# I want to learn Jazz, but I came from the School of Rock! :P



## Moosehead (Jan 6, 2011)

So lesson 1... less of this :rockon2: more of this :bow:....

I have been recently wanting to expand my musical abilities to include some jazz and fusion/funk derivitives.
Learn with me, or post your own tips if you consider yourself to be a bit of a jazzer.
I hope to update this thread weekly with a new lesson.

First off lets learn some chords.

Great Practice Routine Using Chords - YouTube

The chord shapes are in the comments section, but for fun try to pick out the notes by ear and visually by looking at the chord.

Its good to get get a sound in your head so you know what you wanna play.
So put the guitar down, roll yer spliffs and kick back to some of the greats(on vinyl if possible).

Suggested listening (please chime in with ones i've missed):

Wes Montgomery
Jimmy Bruno (just downloaded a great vid by him, found pt 2 on utube but you kinda need to start from the beginning)
Les Paul
Djiango Rienhardt (sp.)
Joe Pass
Pat Methany
George Benson
Charlie christianson
John coltrane
Miles Davis

Wes Montgomery John Coltrane Thelonious Monk ~ Round Midnight - YouTube


----------



## Moosehead (Jan 6, 2011)

ok so some of us are fast learners so let's call this lesson 1&1/2...

Found the intro to No nonsense Jazz guitar.
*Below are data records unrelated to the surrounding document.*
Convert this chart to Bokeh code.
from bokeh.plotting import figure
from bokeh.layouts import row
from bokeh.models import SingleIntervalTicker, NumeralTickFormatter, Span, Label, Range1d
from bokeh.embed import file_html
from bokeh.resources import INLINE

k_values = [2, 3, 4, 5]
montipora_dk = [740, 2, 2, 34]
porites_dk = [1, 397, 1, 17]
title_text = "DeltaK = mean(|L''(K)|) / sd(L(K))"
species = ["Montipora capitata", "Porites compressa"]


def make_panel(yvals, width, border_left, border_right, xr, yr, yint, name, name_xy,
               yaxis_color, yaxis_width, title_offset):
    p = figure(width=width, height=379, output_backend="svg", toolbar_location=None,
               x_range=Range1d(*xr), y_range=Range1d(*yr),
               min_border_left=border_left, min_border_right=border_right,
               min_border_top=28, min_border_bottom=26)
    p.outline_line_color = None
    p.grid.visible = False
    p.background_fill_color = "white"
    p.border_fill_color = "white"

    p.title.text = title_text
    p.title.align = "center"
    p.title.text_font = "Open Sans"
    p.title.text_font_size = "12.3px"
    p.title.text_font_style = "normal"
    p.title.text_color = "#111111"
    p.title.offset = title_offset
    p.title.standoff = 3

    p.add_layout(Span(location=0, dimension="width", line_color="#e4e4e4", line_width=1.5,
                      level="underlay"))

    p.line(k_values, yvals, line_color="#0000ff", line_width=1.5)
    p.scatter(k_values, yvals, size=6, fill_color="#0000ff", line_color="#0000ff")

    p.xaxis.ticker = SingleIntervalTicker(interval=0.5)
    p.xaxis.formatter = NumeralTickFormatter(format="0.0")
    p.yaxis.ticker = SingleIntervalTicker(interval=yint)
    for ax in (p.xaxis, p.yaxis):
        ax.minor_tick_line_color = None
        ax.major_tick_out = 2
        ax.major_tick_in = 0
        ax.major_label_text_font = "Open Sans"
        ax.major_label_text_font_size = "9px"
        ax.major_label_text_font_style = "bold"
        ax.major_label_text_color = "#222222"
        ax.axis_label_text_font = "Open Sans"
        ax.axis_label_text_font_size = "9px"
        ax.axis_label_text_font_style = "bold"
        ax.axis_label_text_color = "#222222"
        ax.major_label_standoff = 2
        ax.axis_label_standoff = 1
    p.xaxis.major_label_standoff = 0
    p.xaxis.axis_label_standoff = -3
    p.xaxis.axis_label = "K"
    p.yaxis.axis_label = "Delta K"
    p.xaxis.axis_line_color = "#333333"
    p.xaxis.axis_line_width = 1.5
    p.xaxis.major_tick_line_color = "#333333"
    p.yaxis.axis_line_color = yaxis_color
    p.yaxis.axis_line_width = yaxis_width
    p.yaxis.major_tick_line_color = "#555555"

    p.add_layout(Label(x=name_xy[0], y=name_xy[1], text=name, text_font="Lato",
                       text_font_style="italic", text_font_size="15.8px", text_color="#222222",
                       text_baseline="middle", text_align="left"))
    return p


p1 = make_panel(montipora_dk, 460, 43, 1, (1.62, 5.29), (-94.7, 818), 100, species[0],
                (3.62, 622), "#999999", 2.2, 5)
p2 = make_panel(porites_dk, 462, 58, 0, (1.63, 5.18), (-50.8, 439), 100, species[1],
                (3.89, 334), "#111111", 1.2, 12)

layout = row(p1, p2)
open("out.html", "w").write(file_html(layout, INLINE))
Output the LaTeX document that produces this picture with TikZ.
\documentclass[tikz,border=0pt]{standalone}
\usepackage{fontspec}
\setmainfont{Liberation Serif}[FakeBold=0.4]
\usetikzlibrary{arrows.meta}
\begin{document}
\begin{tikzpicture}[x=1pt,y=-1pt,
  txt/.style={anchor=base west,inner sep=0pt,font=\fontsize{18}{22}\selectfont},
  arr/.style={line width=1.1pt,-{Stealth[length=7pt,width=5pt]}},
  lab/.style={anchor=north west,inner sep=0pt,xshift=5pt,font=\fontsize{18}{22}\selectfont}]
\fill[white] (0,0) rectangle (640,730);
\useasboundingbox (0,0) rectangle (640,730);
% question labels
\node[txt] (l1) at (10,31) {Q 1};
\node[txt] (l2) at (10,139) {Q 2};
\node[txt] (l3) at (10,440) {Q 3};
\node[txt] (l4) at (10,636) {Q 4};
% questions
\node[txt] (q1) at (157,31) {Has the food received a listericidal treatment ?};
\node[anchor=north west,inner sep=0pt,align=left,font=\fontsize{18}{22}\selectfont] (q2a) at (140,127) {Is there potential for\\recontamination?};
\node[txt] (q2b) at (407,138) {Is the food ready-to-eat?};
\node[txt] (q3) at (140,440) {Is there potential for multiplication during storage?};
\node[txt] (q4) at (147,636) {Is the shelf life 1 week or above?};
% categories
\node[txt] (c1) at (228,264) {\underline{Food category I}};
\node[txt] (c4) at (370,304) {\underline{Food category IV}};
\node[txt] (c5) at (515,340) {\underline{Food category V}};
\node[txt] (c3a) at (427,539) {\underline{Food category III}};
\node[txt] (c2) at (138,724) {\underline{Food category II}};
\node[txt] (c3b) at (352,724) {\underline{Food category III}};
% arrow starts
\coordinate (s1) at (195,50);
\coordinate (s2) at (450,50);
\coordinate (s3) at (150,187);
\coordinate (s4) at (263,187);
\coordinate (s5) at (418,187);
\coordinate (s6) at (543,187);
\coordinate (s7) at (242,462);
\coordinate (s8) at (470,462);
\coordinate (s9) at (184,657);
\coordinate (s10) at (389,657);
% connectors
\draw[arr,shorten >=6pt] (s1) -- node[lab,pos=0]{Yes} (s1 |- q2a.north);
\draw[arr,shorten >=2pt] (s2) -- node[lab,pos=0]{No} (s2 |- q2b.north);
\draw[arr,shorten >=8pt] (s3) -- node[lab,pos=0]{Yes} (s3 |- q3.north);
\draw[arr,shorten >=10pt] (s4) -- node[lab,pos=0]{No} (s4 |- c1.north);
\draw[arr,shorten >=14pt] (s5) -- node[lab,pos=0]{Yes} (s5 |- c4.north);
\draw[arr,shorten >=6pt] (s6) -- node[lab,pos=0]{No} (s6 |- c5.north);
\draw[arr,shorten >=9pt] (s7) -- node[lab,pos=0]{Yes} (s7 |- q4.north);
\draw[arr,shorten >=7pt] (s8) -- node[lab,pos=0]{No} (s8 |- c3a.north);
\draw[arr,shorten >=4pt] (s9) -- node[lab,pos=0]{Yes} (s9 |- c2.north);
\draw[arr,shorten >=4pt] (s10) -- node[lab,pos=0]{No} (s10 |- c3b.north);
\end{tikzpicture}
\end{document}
This video is great, if you can find a torrent of it, get it!

Jimmy Bruno - No Nonsense Jazz Guitar lesson - YouTube

Absolutely love Jimmy's playing but his teaching style is equally as great!

Jimmy Bruno 6 Fingerings for Jazz Guitar - YouTube


----------



## fredyfreeloader (Dec 11, 2010)

I love his explanation of how he lays the dorian mode, simple very simple good videos thanks for posting


----------



## Moosehead (Jan 6, 2011)

No problem Fred, I was immediately drawn towards Jimmy's simple teaching style. Figured others would appreciate it as well..

After listening to some of the greats notice how each one plays a different style of jazz all their own.

Found a great lesson on wes montgomery for next week!

Check out this site Jimmy Bruno jazz guitar audio gallery - MP3

(On the first album Burnin) Track 1, eternal, blows me away everytime!


----------



## Robert1950 (Jan 21, 2006)

You left out Pat Martino, Kenny Burrell, and Lenny Breau to start with.

There is also this site - http://www.jazzguitar.be/


----------



## Moosehead (Jan 6, 2011)

Just found this on youtube, looks good and it starts of with walking bass lines on guitar. Havn't watched the whole vid but figured I'd dig up this thread up and ad it in there. Unfortunately haven't made too much headway in the jazz dept. so maybe this will help get me practising more jazz.

[video=youtube;cewOhfOzlMc]https://www.youtube.com/watch?v=cewOhfOzlMc[/video]


----------